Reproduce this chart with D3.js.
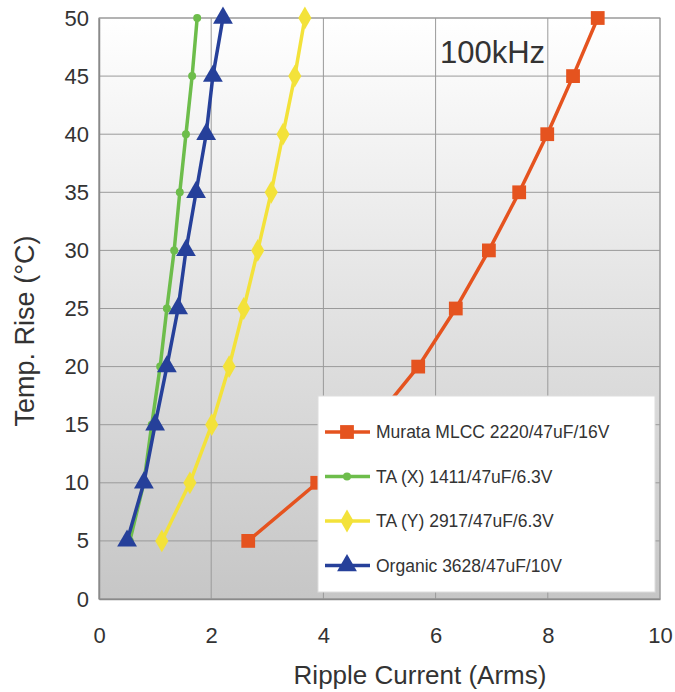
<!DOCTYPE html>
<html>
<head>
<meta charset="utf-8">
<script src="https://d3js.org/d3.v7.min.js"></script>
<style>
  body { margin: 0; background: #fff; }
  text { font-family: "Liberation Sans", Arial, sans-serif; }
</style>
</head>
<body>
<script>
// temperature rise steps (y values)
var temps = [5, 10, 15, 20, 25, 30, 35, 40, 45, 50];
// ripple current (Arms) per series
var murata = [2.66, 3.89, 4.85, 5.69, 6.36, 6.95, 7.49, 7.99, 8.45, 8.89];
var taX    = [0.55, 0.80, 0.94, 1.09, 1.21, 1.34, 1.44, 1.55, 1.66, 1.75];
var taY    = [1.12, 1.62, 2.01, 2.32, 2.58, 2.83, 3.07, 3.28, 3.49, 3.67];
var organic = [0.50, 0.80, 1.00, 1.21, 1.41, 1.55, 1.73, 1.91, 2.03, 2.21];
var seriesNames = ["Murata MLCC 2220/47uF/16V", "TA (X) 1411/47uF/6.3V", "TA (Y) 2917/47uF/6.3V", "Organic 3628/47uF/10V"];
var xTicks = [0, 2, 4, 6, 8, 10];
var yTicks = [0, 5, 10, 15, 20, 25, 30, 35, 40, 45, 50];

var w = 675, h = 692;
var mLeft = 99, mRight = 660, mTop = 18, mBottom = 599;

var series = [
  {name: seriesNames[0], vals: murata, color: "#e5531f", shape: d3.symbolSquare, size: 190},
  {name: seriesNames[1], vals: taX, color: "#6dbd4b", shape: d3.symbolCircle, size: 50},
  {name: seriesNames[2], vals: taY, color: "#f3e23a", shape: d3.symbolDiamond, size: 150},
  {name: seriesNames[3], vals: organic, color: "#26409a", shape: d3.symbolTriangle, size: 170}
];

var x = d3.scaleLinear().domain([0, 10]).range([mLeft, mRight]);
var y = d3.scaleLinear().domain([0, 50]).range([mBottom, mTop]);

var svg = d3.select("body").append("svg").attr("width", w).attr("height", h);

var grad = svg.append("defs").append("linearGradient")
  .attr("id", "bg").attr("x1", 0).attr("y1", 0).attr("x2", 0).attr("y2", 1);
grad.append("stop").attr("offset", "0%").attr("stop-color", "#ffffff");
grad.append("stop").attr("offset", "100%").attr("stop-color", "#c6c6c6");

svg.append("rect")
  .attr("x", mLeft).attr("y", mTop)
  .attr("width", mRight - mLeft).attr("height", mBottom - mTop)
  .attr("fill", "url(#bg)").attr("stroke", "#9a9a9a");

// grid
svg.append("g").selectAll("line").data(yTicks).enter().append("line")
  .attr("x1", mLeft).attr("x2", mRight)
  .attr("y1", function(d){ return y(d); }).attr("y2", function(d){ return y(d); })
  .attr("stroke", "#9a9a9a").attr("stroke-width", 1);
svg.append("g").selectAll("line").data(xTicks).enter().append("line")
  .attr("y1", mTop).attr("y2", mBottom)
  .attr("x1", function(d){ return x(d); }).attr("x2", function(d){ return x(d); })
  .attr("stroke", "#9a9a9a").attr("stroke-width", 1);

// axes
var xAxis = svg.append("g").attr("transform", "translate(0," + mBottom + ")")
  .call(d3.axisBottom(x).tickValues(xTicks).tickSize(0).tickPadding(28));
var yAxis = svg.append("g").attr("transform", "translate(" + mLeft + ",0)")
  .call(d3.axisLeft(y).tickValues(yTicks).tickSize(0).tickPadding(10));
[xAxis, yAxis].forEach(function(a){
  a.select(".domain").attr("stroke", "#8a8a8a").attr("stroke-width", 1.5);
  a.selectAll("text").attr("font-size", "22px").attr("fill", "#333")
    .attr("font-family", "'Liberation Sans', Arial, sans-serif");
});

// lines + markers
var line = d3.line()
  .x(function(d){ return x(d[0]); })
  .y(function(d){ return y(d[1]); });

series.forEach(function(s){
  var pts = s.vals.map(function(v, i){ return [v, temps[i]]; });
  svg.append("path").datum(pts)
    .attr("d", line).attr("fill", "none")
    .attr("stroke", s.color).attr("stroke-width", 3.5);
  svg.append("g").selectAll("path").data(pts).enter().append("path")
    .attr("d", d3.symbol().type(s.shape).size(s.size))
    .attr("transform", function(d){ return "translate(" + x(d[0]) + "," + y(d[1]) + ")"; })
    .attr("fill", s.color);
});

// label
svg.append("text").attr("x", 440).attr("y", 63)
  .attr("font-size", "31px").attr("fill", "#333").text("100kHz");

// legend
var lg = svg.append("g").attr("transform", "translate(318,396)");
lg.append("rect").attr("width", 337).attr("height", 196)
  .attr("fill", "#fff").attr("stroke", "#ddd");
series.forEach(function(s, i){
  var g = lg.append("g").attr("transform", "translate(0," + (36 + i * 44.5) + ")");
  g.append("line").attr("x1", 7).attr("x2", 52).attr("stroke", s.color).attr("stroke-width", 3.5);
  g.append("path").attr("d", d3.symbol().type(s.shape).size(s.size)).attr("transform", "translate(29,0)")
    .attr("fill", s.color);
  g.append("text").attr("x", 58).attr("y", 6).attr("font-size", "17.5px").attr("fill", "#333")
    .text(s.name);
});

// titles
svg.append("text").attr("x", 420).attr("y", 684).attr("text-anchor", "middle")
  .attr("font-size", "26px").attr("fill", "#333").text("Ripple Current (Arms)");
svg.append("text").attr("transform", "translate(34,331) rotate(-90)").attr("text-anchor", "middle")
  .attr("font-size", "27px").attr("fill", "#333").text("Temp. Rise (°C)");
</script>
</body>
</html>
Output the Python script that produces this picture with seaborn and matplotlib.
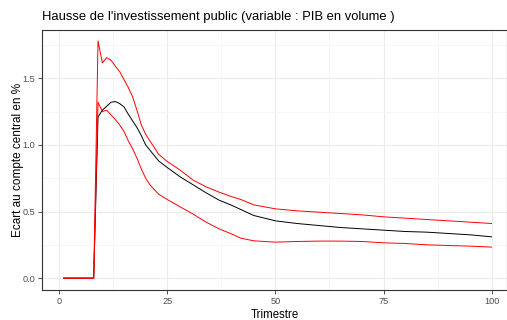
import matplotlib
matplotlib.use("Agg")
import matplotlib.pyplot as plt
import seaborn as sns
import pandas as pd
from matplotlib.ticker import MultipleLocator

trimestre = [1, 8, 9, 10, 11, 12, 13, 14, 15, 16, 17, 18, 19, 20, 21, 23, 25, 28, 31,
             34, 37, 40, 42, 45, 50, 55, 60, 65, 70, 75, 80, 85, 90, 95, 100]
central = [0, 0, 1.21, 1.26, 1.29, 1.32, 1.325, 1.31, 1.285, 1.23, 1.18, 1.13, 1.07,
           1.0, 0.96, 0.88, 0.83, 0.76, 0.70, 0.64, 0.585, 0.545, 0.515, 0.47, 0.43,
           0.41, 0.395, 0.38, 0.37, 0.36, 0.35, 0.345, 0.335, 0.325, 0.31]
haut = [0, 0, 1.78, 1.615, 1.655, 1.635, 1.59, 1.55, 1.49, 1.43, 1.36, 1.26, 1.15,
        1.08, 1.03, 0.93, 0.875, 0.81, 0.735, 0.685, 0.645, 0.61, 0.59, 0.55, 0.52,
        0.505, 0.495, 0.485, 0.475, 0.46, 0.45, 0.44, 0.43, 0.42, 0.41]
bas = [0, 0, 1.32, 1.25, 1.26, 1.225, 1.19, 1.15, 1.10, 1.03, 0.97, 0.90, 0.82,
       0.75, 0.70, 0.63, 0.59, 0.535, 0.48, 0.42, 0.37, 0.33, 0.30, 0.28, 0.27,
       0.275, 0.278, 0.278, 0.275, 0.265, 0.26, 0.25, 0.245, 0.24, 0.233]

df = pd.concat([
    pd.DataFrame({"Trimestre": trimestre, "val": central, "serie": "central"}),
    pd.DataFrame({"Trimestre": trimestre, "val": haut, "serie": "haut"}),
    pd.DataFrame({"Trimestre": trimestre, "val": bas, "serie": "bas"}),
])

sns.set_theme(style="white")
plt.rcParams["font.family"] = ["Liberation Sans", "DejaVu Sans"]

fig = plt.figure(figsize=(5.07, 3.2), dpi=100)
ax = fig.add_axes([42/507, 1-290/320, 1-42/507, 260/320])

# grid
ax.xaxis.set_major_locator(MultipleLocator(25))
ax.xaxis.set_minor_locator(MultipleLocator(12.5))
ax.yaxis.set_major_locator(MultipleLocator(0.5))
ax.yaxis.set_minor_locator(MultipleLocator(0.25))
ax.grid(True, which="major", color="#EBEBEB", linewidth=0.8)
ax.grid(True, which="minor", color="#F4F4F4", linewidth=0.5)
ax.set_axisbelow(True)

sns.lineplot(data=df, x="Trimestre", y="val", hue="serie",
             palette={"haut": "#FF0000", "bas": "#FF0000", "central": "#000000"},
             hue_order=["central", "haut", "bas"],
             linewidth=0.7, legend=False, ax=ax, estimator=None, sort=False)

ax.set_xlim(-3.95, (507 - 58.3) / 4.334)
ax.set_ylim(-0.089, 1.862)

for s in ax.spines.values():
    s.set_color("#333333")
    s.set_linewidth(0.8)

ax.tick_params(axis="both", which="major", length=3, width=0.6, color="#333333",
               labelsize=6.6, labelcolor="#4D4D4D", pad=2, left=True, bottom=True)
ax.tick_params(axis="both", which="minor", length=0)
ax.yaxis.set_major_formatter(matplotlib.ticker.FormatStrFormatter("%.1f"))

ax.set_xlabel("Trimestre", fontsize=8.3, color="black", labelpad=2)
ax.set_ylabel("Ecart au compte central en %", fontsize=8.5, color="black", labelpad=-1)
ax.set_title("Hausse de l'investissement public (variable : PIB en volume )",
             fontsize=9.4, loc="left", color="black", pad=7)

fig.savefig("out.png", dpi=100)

### Prompt
Repeat, with no pictures, exactly the lines from the one containing "Output the Python" through the one containing "from matplotlib.ticker import MultipleLocator", the first and last included.

### Problem solution
Output the Python script that produces this picture with seaborn and matplotlib.
import matplotlib
matplotlib.use("Agg")
import matplotlib.pyplot as plt
import seaborn as sns
import pandas as pd
from matplotlib.ticker import MultipleLocator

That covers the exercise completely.